A bulldozer working on the project creating continuity from the Green Line to Ariel.Credit: Amira Hass
Amira Hass
Amira Hass

Israel is building a large farm on a Palestinian village’s land in the West Bank, with the only route to the land passing through another village’s olive plantations.

The villagers of A-Dik and Brukin in the Salfit District are complaining that settlers and construction workers are passing illegally through Brukin’s land on their way to the intended farm, which is located on A-Dik’s land. They filed a complaint with the Palestinian police and expect the Palestinian Liaison Committee to pass their complaint on to the Defense Ministry’s Civil Administration.

The Shomron Regional Council recently started building an agricultural farm on a 100-dunam (25 acre) plot on a hill northwest of the Bruchin settlement. The area is part of 450 dunams belonging to A-Dik and the town of Bidia, which were declared state lands in 1985. Over the past two weeks four bulldozers have been levelling the rocky soil on the hill.

The work is part of an intensive construction-and-development project creating Israeli continuity from the Green Line to the Ariel settlement on either side of Hotze Shomron highway. The project consists of construction in the area’s settlements and of a new settlement, Leshem, and the authorization of the illegal outpost Bruchin in 2012. In addition to the farm, the state is planning to build another settlement on the land.

Last Friday, the villagers demonstrated against the plan to build the farm. After the protest, bulldozers accompanied by a large Israel Defense Forces force blocked with large rocks two roads connecting the Palestinian villages south of Route 5 to the village of Sarta north of the road.

A-Dik Council head Jamal Omar Dik told Haaretz that the nearby settlements and the roads serving the settlers were built on his village’s land. The hill where the construction work is taking place is also part of A-Dik, he said.

Dik denied Israel’s authority to turn the Palestinian villages’ public land and soil reserves into state lands intended for Jews only.

A-Dik has some 6,000 residents on an area of 1,250 square meters in A area (under Palestinian jurisdiction). The village cannot expand because its empty land is in C area, which is under Israeli control, and Israel prohibits Palestinian construction on it, he said.

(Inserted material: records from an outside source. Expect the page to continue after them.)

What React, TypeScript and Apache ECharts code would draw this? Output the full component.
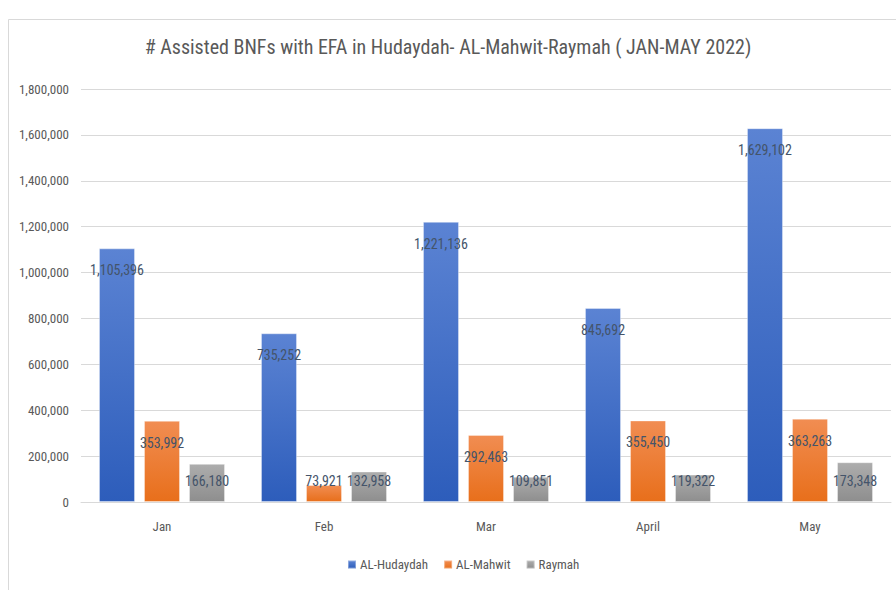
import React, { useEffect, useRef } from "react";
import * as echarts from "echarts";

const title = "# Assisted BNFs with EFA in Hudaydah- AL-Mahwit-Raymah ( JAN-MAY 2022)";
const categories = ["Jan", "Feb", "Mar", "April", "May"];
const seriesNames = ["AL-Hudaydah", "AL-Mahwit", "Raymah"];
const hudaydah = [1105396, 735252, 1221136, 845692, 1629102];
const mahwit = [353992, 73921, 292463, 355450, 363263];
const raymah = [166180, 132958, 109851, 119322, 173348];
const yMax = 1800000;
const yInterval = 200000;

const FONT = "'Liberation Sans Narrow', 'Roboto Condensed', 'Arial Narrow', sans-serif";

const gradients = [
  ["#5B83D3", "#2D5DBB"],
  ["#F18D52", "#E86F1B"],
  ["#ADADAD", "#8E8E8E"],
];

const fmt = (v: number) => v.toLocaleString("en-US");

export default function App() {
  const ref = useRef<HTMLDivElement>(null);
  useEffect(() => {
    if (!ref.current) return;
    const chart = echarts.init(ref.current, undefined, { renderer: "svg" });
    const allData = [hudaydah, mahwit, raymah];
    chart.setOption({
      animation: false,
      backgroundColor: "#ffffff",
      textStyle: { fontFamily: FONT },
      title: {
        text: title,
        left: "center",
        top: 32,
        textStyle: { fontFamily: FONT, fontSize: 20, fontWeight: "normal", color: "#595959" },
      },
      graphic: [
        {
          type: "rect",
          shape: { x: 8.5, y: 19.5, width: 950, height: 650 },
          style: { fill: "none", stroke: "#D9D9D9", lineWidth: 1 },
          silent: true,
        },
      ],
      legend: {
        bottom: 14,
        left: 342,
        itemWidth: 8,
        itemHeight: 8,
        itemGap: 15,
        icon: "rect",
        textStyle: { fontFamily: FONT, fontSize: 13, color: "#595959", padding: [0, 0, 0, -1] },
        data: seriesNames,
      },
      grid: { left: 81, right: 5, top: 89, bottom: 88, containLabel: false },
      xAxis: {
        type: "category",
        data: categories,
        axisLine: { show: true, lineStyle: { color: "#D9D9D9" } },
        axisTick: { show: false },
        axisLabel: { fontFamily: FONT, fontSize: 13, color: "#595959", margin: 18 },
      },
      yAxis: {
        type: "value",
        min: 0,
        max: yMax,
        interval: yInterval,
        axisLine: { show: false },
        axisTick: { show: false },
        splitLine: { lineStyle: { color: "#D9D9D9", width: 1 } },
        axisLabel: {
          fontFamily: FONT,
          fontSize: 13,
          color: "#595959",
          margin: 12,
          formatter: (v: number) => fmt(v),
        },
      },
      series: seriesNames.map((name, i) => ({
        name,
        type: "bar",
        data: allData[i],
        barGap: "25%",
        barCategoryGap: "22.2%",
        itemStyle: {
          color: new echarts.graphic.LinearGradient(0, 0, 0, 1, [
            { offset: 0, color: gradients[i][0] },
            { offset: 1, color: gradients[i][1] },
          ]),
          borderColor: "rgba(255,255,255,0.35)",
          borderWidth: 1,
        },
        label: {
          show: true,
          position: "insideTop",
          fontFamily: FONT,
          fontSize: 14,
          color: "#44546A",
          formatter: (p: any) => fmt(p.value),
        },
        labelLayout: (p: any) => {
          const r = p.rect;
          return {
            x: r.x + r.width / 2,
            y: Math.min(r.y + 22, r.y + r.height - 21),
            align: "center",
            verticalAlign: "middle",
          };
        },
      })),
      color: gradients.map((g) => g[1]),
    });
    return () => chart.dispose();
  }, []);
  return (
    <div
      ref={ref}
      style={{ position: "fixed", left: 0, top: 0, width: 896, height: 590 }}
    />
  );
}
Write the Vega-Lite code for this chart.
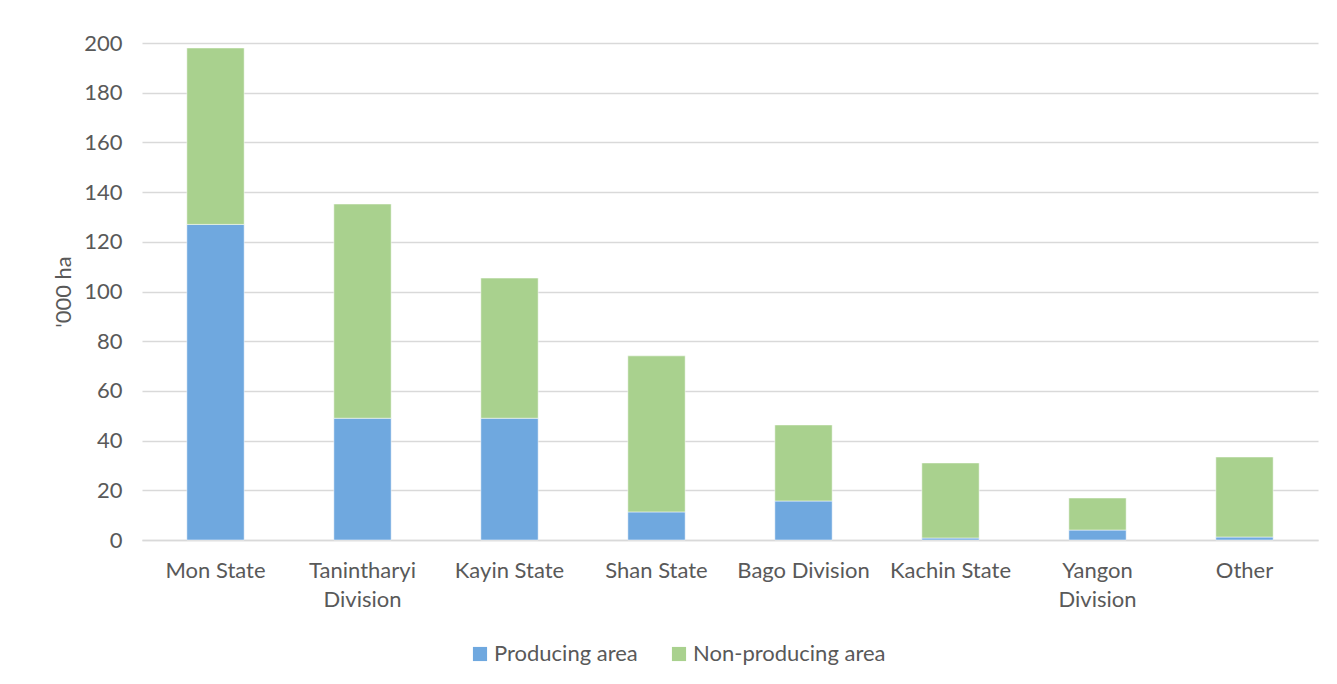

While Israel, which controls the West Bank’s water sources, allocates a mere 300 cubic meters of water a day (some 50 liters per person) to the village, it is clear that the new farm will have plenty of water, he said.

Over the past 15 years, the settlers have expanded their farming on private Palestinian lands, which they seized illegally, and on public Palestinian land that the Civil Administration declared state lands. By 2013, the settlers were cultivating some 95,000 dunams in the West Bank, according to research conducted by Dror Etkes, who tracks the settlements in the West Bank.

Since 2013, the settlers’ farming area has expanded by another 1,350 dunams, Etkes said.